Koji Uehara has become weapon vs. lefties
Why? Because not only did Uehara keep the score 2-1 in a critical, late-inning situation, but he's establishing himself as an important bullpen piece for the playoffs. Uehara got all three batters he faced in that eighth inning and threw nine pitches -- all of them strikes. He had two strikeouts and his splitter was extremely effective.
Washington and the rest of the coaching staff don't want to get ahead of things. But this is an evaluation period for the final roster decisions that must be made, assuming the Rangers clinch a playoff spot in the next few weeks. And right now, Uehara's stock is soaring.
Friday was the fourth consecutive game in which he's pitched. It's the first time in his big league career he's done that. After allowing a single to the only batter he faced Tuesday, Uehara has been impressive in three straight games in difficult situations. He retired three batters -- all of them left-handed -- to preserve a three-run lead in the eighth Wednesday with Mike Adams unavailable. On Thursday, he got the final three batters of the ninth after closer Joe Nathan blew the save.
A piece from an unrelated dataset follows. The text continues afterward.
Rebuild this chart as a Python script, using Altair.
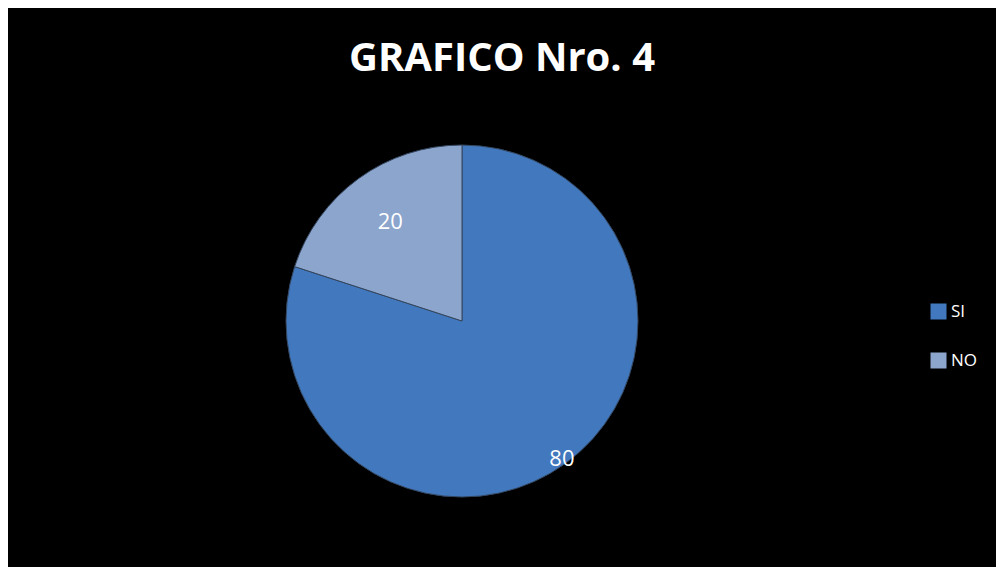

All three batters he faced Friday were left-handed hitters. Washington was impressed.
"We knew what Koji had, it was just a matter of him getting out there and seeing hitters," Washington said. "He's keeping the fastball down in the zone. His split is working real well. He's breaking out his slider, though not using it a whole lot. He's always been a strike thrower. He was on the DL and he's getting an opportunity to face hitters and the more hitters he faces, the better he'll be."
Washington was pleased with Uehara's pitch count over the four days and added that he looked "very strong" Friday. He's become a real weapon against left-handed batters. Don't underestimate how important that could be come playoff time.